» **DATA PROVIDED**
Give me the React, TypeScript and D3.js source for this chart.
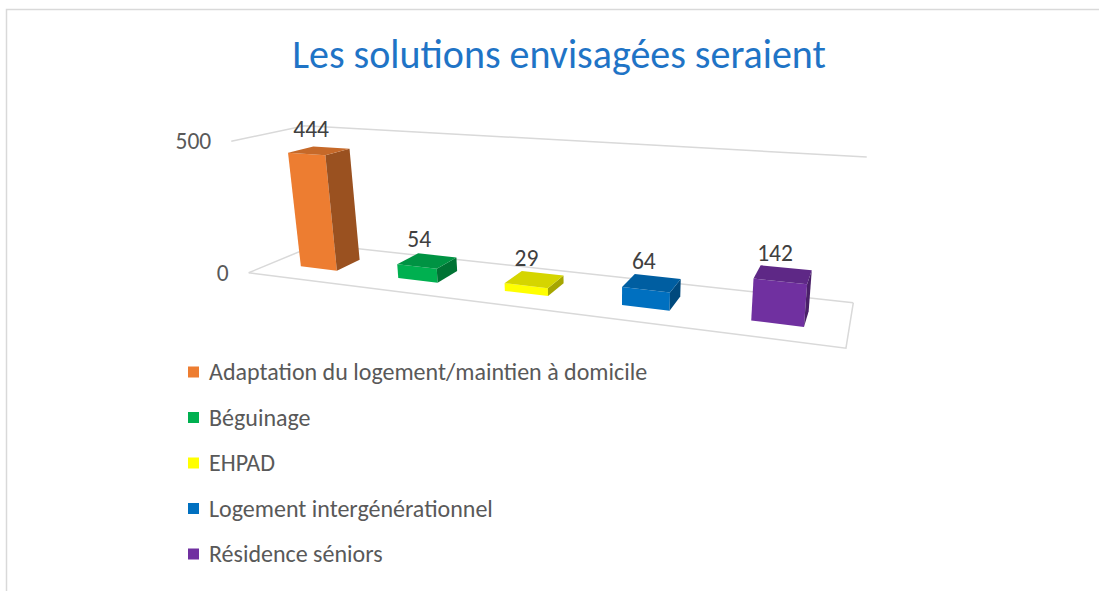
import React from "react";
import * as d3 from "d3";

const title = "Les solutions envisagées seraient";
const categories = [
  "Adaptation du logement/maintien à domicile",
  "Béguinage",
  "EHPAD",
  "Logement intergénérationnel",
  "Résidence séniors",
];
const values = [444, 54, 29, 64, 142];
const colors = ["#ED7D31", "#00B050", "#FFFF00", "#0070C0", "#7030A0"];
const yTicks = [0, 500];

const W = 1099;
const H = 591;
const FONT = "Carlito, Calibri, Lato, sans-serif";

// screen anchors of the 3D plot box corners (world x,y,z in [0,1])
const boxAnchors: { w: [number, number, number]; s: [number, number] }[] = [
  { w: [0, 0, 0], s: [247, 273] },
  { w: [1, 0, 0], s: [846, 348] },
  { w: [1, 0, 1], s: [853, 303] },
  { w: [0, 0, 1], s: [319, 244] },
  { w: [0, 1, 1], s: [303, 126] },
  { w: [1, 1, 1], s: [867, 157] },
  { w: [0, 1, 0], s: [233, 141] },
];

function solveLinear(A: number[][], b: number[]): number[] {
  const n = b.length;
  const M = A.map((r, i) => [...r, b[i]]);
  for (let c = 0; c < n; c++) {
    let p = c;
    for (let r = c + 1; r < n; r++) if (Math.abs(M[r][c]) > Math.abs(M[p][c])) p = r;
    [M[c], M[p]] = [M[p], M[c]];
    for (let r = 0; r < n; r++) {
      if (r === c) continue;
      const f = M[r][c] / M[c][c];
      for (let k = c; k <= n; k++) M[r][k] -= f * M[c][k];
    }
  }
  return M.map((r, i) => r[n] / r[i]);
}

function fitProjection(anchors: typeof boxAnchors) {
  const rows: number[][] = [];
  const rhs: number[] = [];
  anchors.forEach(({ w: [X, Y, Z], s: [u, v] }) => {
    rows.push([X, Y, Z, 1, 0, 0, 0, 0, -u * X, -u * Y, -u * Z]);
    rhs.push(u);
    rows.push([0, 0, 0, 0, X, Y, Z, 1, -v * X, -v * Y, -v * Z]);
    rhs.push(v);
  });
  const N: number[][] = [];
  const t: number[] = [];
  for (let i = 0; i < 11; i++) {
    N.push([]);
    let s = 0;
    for (let j = 0; j < 11; j++) {
      let a = 0;
      for (let r = 0; r < rows.length; r++) a += rows[r][i] * rows[r][j];
      N[i].push(a);
    }
    for (let r = 0; r < rows.length; r++) s += rows[r][i] * rhs[r];
    t.push(s);
  }
  const p = solveLinear(N, t);
  return (X: number, Y: number, Z: number): [number, number] => {
    const w = p[8] * X + p[9] * Y + p[10] * Z + 1;
    return [
      (p[0] * X + p[1] * Y + p[2] * Z + p[3]) / w,
      (p[4] * X + p[5] * Y + p[6] * Z + p[7]) / w,
    ];
  };
}

const proj = fitProjection(boxAnchors);

export default function App() {
  const xScale = d3
    .scaleBand<string>()
    .domain(categories)
    .range([0, 1])
    .paddingInner(0.62)
    .paddingOuter(0.31);
  const yScale = d3.scaleLinear().domain([0, 500]).range([0, 1]);
  const zFront = 0.32;
  const zBack = 0.68;

  const line = d3.line<[number, number]>();
  const poly = (pts: [number, number, number][]) =>
    line(pts.map((p) => proj(p[0], p[1], p[2]))) + "Z";

  const gridLines: [number, number, number][][] = [];
  yTicks.forEach((t) => {
    const y = yScale(t);
    gridLines.push([[0, y, 0], [0, y, 1], [1, y, 1]]);
  });
  gridLines.push([[0, 0, 0], [1, 0, 0], [1, 0, 1]]);

  return (
    <svg
      width={W}
      height={H}
      style={{ position: "absolute", left: 0, top: 0, display: "block" }}
      fontFamily={FONT}
    >
      <rect x={0} y={0} width={W} height={H} fill="#fff" />
      <rect x={6.5} y={9.5} width={W + 50} height={H + 50} fill="none" stroke="#D9D9D9" strokeWidth={1.5} />
      <text x={559} y={68} textAnchor="middle" fontSize={40} fill="#1F74C6">
        {title}
      </text>
      {gridLines.map((g, i) => (
        <path key={i} d={line(g.map((p) => proj(p[0], p[1], p[2])))!} fill="none" stroke="#D9D9D9" strokeWidth={1.5} />
      ))}
      {yTicks.map((t) => {
        const [u, v] = proj(0, yScale(t), 0);
        return (
          <text key={t} x={u - 20} y={v} dy="0.35em" textAnchor="end" fontSize={23.5} fill="#595959">
            {t}
          </text>
        );
      })}
      {categories.map((c, i) => {
        const x0 = xScale(c)!;
        const x1 = x0 + xScale.bandwidth();
        const y1 = yScale(values[i]);
        const base = d3.color(colors[i])!;
        const top = base.darker(0.5).formatHex();
        const side = base.darker(1.2).formatHex();
        return (
          <g key={c}>
            <path d={poly([[x0, 0, zFront], [x1, 0, zFront], [x1, y1, zFront], [x0, y1, zFront]])} fill={colors[i]} />
            <path d={poly([[x1, 0, zFront], [x1, 0, zBack], [x1, y1, zBack], [x1, y1, zFront]])} fill={side} />
            <path d={poly([[x0, y1, zFront], [x1, y1, zFront], [x1, y1, zBack], [x0, y1, zBack]])} fill={top} />
          </g>
        );
      })}
      {categories.map((c, i) => {
        const xc = xScale(c)! + xScale.bandwidth() / 2;
        const [u, v] = proj(xc, yScale(values[i]), (zFront + zBack) / 2);
        return (
          <text key={c} x={u - 8} y={v - 22} dy="0.35em" textAnchor="middle" fontSize={23.5} fill="#404040">
            {values[i]}
          </text>
        );
      })}
      {categories.map((c, i) => {
        const cy = 372 + i * 45.5;
        return (
          <g key={c}>
            <rect x={188} y={cy - 5.5} width={11} height={11} fill={colors[i]} />
            <text x={209} y={cy} dy="0.35em" fontSize={24} fill="#595959">
              {c}
            </text>
          </g>
        );
      })}
    </svg>
  );
}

» **TO DO**
Reproduce every line above as written, skipping pictures.

» **RESPONSE TO THIS TASK**
Give me the React, TypeScript and D3.js source for this chart.
import React from "react";
import * as d3 from "d3";

const title = "Les solutions envisagées seraient";
const categories = [
  "Adaptation du logement/maintien à domicile",
  "Béguinage",
  "EHPAD",
  "Logement intergénérationnel",
  "Résidence séniors",
];
const values = [444, 54, 29, 64, 142];
const colors = ["#ED7D31", "#00B050", "#FFFF00", "#0070C0", "#7030A0"];
const yTicks = [0, 500];

const W = 1099;
const H = 591;
const FONT = "Carlito, Calibri, Lato, sans-serif";

// screen anchors of the 3D plot box corners (world x,y,z in [0,1])
const boxAnchors: { w: [number, number, number]; s: [number, number] }[] = [
  { w: [0, 0, 0], s: [247, 273] },
  { w: [1, 0, 0], s: [846, 348] },
  { w: [1, 0, 1], s: [853, 303] },
  { w: [0, 0, 1], s: [319, 244] },
  { w: [0, 1, 1], s: [303, 126] },
  { w: [1, 1, 1], s: [867, 157] },
  { w: [0, 1, 0], s: [233, 141] },
];

function solveLinear(A: number[][], b: number[]): number[] {
  const n = b.length;
  const M = A.map((r, i) => [...r, b[i]]);
  for (let c = 0; c < n; c++) {
    let p = c;
    for (let r = c + 1; r < n; r++) if (Math.abs(M[r][c]) > Math.abs(M[p][c])) p = r;
    [M[c], M[p]] = [M[p], M[c]];
    for (let r = 0; r < n; r++) {
      if (r === c) continue;
      const f = M[r][c] / M[c][c];
      for (let k = c; k <= n; k++) M[r][k] -= f * M[c][k];
    }
  }
  return M.map((r, i) => r[n] / r[i]);
}

function fitProjection(anchors: typeof boxAnchors) {
  const rows: number[][] = [];
  const rhs: number[] = [];
  anchors.forEach(({ w: [X, Y, Z], s: [u, v] }) => {
    rows.push([X, Y, Z, 1, 0, 0, 0, 0, -u * X, -u * Y, -u * Z]);
    rhs.push(u);
    rows.push([0, 0, 0, 0, X, Y, Z, 1, -v * X, -v * Y, -v * Z]);
    rhs.push(v);
  });
  const N: number[][] = [];
  const t: number[] = [];
  for (let i = 0; i < 11; i++) {
    N.push([]);
    let s = 0;
    for (let j = 0; j < 11; j++) {
      let a = 0;
      for (let r = 0; r < rows.length; r++) a += rows[r][i] * rows[r][j];
      N[i].push(a);
    }
    for (let r = 0; r < rows.length; r++) s += rows[r][i] * rhs[r];
    t.push(s);
  }
  const p = solveLinear(N, t);
  return (X: number, Y: number, Z: number): [number, number] => {
    const w = p[8] * X + p[9] * Y + p[10] * Z + 1;
    return [
      (p[0] * X + p[1] * Y + p[2] * Z + p[3]) / w,
      (p[4] * X + p[5] * Y + p[6] * Z + p[7]) / w,
    ];
  };
}

const proj = fitProjection(boxAnchors);

export default function App() {
  const xScale = d3
    .scaleBand<string>()
    .domain(categories)
    .range([0, 1])
    .paddingInner(0.62)
    .paddingOuter(0.31);
  const yScale = d3.scaleLinear().domain([0, 500]).range([0, 1]);
  const zFront = 0.32;
  const zBack = 0.68;

  const line = d3.line<[number, number]>();
  const poly = (pts: [number, number, number][]) =>
    line(pts.map((p) => proj(p[0], p[1], p[2]))) + "Z";

  const gridLines: [number, number, number][][] = [];
  yTicks.forEach((t) => {
    const y = yScale(t);
    gridLines.push([[0, y, 0], [0, y, 1], [1, y, 1]]);
  });
  gridLines.push([[0, 0, 0], [1, 0, 0], [1, 0, 1]]);

  return (
    <svg
      width={W}
      height={H}
      style={{ position: "absolute", left: 0, top: 0, display: "block" }}
      fontFamily={FONT}
    >
      <rect x={0} y={0} width={W} height={H} fill="#fff" />
      <rect x={6.5} y={9.5} width={W + 50} height={H + 50} fill="none" stroke="#D9D9D9" strokeWidth={1.5} />
      <text x={559} y={68} textAnchor="middle" fontSize={40} fill="#1F74C6">
        {title}
      </text>
      {gridLines.map((g, i) => (
        <path key={i} d={line(g.map((p) => proj(p[0], p[1], p[2])))!} fill="none" stroke="#D9D9D9" strokeWidth={1.5} />
      ))}
      {yTicks.map((t) => {
        const [u, v] = proj(0, yScale(t), 0);
        return (
          <text key={t} x={u - 20} y={v} dy="0.35em" textAnchor="end" fontSize={23.5} fill="#595959">
            {t}
          </text>
        );
      })}
      {categories.map((c, i) => {
        const x0 = xScale(c)!;
        const x1 = x0 + xScale.bandwidth();
        const y1 = yScale(values[i]);
        const base = d3.color(colors[i])!;
        const top = base.darker(0.5).formatHex();
        const side = base.darker(1.2).formatHex();
        return (
          <g key={c}>
            <path d={poly([[x0, 0, zFront], [x1, 0, zFront], [x1, y1, zFront], [x0, y1, zFront]])} fill={colors[i]} />
            <path d={poly([[x1, 0, zFront], [x1, 0, zBack], [x1, y1, zBack], [x1, y1, zFront]])} fill={side} />
            <path d={poly([[x0, y1, zFront], [x1, y1, zFront], [x1, y1, zBack], [x0, y1, zBack]])} fill={top} />
          </g>
        );
      })}
      {categories.map((c, i) => {
        const xc = xScale(c)! + xScale.bandwidth() / 2;
        const [u, v] = proj(xc, yScale(values[i]), (zFront + zBack) / 2);
        return (
          <text key={c} x={u - 8} y={v - 22} dy="0.35em" textAnchor="middle" fontSize={23.5} fill="#404040">
            {values[i]}
          </text>
        );
      })}
      {categories.map((c, i) => {
        const cy = 372 + i * 45.5;
        return (
          <g key={c}>
            <rect x={188} y={cy - 5.5} width={11} height={11} fill={colors[i]} />
            <text x={209} y={cy} dy="0.35em" fontSize={24} fill="#595959">
              {c}
            </text>
          </g>
        );
      })}
    </svg>
  );
}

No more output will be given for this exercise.